-- start of Input records --

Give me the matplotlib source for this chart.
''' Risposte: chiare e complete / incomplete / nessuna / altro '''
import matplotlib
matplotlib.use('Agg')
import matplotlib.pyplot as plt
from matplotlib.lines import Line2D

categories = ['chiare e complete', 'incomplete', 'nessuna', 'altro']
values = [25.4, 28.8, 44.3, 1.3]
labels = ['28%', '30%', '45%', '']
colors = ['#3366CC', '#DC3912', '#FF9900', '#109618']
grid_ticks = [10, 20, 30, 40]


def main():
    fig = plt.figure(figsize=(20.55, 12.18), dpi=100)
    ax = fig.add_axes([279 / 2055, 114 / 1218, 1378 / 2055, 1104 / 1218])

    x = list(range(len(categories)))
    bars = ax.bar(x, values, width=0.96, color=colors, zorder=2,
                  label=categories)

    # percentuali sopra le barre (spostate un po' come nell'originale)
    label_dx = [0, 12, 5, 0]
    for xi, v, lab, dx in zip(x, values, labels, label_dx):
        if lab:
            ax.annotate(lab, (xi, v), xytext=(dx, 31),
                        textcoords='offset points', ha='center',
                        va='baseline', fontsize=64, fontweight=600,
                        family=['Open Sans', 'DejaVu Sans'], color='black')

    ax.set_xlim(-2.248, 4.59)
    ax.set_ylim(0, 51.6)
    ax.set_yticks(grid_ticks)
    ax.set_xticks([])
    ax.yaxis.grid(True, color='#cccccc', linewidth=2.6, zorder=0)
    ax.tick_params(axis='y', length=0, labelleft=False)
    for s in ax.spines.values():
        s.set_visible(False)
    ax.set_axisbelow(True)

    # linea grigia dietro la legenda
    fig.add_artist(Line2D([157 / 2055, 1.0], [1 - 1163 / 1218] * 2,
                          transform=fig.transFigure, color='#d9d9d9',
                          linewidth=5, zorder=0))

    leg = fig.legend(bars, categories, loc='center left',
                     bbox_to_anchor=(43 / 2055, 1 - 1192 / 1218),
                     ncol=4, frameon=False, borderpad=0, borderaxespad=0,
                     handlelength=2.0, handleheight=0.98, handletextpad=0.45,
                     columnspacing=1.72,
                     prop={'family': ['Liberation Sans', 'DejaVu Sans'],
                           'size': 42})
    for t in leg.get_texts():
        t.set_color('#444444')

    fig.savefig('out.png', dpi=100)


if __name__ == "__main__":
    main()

-- end of Input records --
-- start of Input records --

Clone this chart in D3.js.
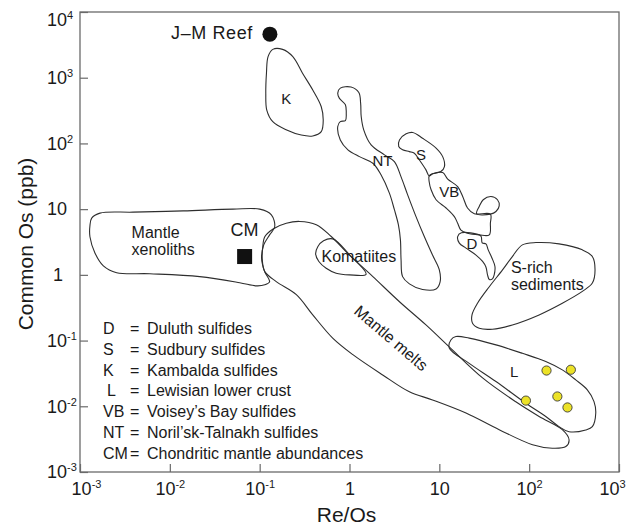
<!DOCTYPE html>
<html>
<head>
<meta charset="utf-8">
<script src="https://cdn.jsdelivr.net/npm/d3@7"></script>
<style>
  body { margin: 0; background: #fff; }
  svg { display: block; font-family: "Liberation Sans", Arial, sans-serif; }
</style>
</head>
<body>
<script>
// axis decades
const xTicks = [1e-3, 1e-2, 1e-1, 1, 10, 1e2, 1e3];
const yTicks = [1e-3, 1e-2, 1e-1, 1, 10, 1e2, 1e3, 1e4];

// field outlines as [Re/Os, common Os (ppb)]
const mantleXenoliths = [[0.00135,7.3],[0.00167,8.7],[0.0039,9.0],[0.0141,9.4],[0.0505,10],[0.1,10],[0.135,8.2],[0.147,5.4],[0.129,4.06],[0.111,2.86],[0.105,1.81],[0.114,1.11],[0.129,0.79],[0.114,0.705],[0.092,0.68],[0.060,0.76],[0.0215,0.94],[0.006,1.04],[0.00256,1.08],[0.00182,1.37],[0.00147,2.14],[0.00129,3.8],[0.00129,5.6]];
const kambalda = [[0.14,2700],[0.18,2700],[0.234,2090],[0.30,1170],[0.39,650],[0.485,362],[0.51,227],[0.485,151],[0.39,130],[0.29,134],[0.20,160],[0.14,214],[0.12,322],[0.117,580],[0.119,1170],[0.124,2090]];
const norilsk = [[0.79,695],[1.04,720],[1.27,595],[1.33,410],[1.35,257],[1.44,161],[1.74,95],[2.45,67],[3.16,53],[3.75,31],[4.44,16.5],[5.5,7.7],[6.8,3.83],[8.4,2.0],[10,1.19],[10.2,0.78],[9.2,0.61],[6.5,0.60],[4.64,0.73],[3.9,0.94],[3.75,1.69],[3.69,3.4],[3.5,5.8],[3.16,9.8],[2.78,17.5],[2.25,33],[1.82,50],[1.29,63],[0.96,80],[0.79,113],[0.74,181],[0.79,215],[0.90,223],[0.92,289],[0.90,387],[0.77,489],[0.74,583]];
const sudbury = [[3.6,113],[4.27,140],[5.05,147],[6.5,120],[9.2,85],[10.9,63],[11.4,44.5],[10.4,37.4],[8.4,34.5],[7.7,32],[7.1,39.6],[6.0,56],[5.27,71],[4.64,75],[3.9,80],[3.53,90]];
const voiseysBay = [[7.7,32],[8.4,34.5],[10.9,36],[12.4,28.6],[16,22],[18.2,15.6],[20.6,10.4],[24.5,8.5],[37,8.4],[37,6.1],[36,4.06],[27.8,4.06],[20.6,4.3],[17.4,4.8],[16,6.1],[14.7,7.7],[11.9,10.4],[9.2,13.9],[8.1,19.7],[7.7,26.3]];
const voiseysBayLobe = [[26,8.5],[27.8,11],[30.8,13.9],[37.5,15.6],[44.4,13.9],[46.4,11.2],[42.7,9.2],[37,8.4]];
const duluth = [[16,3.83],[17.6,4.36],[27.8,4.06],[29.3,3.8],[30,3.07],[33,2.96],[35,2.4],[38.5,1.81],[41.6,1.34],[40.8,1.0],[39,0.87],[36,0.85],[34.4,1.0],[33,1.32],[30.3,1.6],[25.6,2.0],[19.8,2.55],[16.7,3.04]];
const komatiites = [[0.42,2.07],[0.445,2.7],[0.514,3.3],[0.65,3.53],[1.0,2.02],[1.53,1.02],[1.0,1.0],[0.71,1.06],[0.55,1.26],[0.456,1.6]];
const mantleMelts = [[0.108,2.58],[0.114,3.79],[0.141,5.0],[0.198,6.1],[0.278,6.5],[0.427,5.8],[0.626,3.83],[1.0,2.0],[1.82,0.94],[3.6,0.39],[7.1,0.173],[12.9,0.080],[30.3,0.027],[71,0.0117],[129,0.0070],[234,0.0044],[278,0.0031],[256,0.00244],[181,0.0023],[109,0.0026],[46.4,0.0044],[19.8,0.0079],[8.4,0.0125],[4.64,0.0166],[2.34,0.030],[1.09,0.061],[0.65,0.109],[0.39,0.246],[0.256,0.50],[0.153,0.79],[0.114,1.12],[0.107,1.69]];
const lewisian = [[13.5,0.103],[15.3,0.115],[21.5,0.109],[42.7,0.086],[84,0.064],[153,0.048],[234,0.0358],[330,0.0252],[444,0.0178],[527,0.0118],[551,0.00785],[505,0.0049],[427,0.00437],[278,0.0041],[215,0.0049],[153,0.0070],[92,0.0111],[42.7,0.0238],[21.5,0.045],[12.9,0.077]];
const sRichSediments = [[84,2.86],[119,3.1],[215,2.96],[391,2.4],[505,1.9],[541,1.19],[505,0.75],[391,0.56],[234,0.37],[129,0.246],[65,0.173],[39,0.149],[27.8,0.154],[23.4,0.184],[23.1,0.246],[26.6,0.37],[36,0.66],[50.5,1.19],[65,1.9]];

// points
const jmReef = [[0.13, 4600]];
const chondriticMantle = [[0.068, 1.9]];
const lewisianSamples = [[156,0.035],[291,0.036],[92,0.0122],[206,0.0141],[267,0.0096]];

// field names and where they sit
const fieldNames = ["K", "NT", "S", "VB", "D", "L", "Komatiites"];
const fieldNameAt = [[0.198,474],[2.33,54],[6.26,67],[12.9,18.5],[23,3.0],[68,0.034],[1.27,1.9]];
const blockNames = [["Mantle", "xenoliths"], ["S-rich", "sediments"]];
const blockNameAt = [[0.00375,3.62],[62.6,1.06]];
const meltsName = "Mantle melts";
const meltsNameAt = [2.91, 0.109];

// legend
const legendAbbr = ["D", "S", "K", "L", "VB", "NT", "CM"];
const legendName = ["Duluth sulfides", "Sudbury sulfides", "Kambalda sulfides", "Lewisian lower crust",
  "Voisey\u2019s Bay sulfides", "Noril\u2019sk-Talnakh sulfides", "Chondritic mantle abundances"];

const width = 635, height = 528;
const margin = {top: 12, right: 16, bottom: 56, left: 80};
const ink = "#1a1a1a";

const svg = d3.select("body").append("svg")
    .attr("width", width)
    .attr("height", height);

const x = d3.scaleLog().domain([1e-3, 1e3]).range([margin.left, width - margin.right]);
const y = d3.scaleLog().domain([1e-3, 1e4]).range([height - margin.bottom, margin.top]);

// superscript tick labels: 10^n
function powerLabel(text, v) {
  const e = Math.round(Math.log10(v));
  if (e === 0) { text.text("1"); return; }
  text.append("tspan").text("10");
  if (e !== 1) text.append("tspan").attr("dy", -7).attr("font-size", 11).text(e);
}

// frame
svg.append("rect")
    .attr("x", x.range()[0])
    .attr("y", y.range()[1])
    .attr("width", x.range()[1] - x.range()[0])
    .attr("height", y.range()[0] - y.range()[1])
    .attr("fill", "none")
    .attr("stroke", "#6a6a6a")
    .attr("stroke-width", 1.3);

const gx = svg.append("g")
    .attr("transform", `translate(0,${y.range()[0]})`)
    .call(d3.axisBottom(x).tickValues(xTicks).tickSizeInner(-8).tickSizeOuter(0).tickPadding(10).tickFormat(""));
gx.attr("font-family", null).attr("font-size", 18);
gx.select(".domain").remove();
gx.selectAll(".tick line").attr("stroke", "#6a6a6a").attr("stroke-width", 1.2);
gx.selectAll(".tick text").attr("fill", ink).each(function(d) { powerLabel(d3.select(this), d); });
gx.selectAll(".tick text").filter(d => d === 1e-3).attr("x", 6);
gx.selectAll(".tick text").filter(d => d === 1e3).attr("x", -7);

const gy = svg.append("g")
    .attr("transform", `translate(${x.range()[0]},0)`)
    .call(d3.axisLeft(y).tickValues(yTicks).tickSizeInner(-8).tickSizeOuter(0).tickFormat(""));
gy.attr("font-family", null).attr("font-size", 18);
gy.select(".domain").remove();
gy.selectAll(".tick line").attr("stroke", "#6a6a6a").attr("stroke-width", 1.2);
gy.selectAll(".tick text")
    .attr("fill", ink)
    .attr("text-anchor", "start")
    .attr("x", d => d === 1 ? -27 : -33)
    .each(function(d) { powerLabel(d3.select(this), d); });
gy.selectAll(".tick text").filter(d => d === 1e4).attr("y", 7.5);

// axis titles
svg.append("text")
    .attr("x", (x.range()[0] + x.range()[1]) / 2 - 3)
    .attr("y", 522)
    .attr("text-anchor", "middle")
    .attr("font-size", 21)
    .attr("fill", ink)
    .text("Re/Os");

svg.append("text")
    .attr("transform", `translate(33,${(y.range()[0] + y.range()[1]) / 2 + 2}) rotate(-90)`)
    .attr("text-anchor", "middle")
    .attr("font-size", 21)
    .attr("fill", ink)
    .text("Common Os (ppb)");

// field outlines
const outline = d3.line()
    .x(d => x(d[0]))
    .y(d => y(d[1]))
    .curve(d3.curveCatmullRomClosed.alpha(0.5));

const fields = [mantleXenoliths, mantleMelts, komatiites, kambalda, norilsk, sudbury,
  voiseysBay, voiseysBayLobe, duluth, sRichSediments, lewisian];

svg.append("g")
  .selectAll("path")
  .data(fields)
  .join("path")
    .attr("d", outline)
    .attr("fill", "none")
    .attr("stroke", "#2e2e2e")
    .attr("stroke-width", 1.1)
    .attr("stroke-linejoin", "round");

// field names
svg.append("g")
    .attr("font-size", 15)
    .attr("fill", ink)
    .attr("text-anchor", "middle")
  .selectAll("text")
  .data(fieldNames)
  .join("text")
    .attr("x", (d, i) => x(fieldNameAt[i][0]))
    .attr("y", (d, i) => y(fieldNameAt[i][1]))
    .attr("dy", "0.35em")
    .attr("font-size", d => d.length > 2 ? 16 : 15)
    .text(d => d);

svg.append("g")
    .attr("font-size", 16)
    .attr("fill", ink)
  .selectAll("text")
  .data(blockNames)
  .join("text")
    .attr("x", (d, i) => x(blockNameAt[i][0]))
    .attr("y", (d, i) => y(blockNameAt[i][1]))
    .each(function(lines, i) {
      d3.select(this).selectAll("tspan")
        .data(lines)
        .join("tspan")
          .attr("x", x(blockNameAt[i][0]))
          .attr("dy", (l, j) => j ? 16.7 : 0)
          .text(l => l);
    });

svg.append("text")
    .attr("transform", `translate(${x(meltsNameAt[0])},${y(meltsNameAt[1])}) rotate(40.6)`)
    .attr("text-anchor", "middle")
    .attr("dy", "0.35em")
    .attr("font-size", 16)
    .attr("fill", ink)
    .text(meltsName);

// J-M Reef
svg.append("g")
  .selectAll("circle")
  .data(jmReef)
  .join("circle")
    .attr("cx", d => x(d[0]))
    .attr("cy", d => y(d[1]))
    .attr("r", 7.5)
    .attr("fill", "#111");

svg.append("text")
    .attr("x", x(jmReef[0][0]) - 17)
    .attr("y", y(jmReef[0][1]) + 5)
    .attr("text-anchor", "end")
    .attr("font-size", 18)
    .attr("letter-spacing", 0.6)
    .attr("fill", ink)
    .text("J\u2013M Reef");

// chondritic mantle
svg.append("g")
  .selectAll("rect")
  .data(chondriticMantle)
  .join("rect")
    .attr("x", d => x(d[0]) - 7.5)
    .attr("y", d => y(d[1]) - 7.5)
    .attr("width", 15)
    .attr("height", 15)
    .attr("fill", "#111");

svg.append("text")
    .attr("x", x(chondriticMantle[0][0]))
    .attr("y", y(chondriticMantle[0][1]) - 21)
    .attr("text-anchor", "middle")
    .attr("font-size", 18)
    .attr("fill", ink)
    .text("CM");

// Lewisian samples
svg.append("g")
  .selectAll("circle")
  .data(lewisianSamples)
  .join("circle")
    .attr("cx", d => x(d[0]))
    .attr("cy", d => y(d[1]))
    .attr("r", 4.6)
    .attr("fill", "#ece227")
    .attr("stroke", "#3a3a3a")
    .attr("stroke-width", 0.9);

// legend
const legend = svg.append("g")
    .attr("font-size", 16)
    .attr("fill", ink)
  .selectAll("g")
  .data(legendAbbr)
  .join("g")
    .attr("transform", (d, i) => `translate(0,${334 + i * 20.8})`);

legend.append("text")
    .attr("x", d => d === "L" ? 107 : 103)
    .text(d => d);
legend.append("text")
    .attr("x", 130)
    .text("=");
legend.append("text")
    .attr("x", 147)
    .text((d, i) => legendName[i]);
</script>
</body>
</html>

-- end of Input records --

### [Requirements]
In the listing above, find the line with "Clone this chart in D3.js." and the line with "const yTicks = [1e-3, 1e-2, 1e-1, 1, 10, 1e2, 1e3, 1e4];". Set down exactly those lines and everything between them, skipping pictures.

### [The reply]
Clone this chart in D3.js.
<!DOCTYPE html>
<html>
<head>
<meta charset="utf-8">
<script src="https://cdn.jsdelivr.net/npm/d3@7"></script>
<style>
  body { margin: 0; background: #fff; }
  svg { display: block; font-family: "Liberation Sans", Arial, sans-serif; }
</style>
</head>
<body>
<script>
// axis decades
const xTicks = [1e-3, 1e-2, 1e-1, 1, 10, 1e2, 1e3];
const yTicks = [1e-3, 1e-2, 1e-1, 1, 10, 1e2, 1e3, 1e4];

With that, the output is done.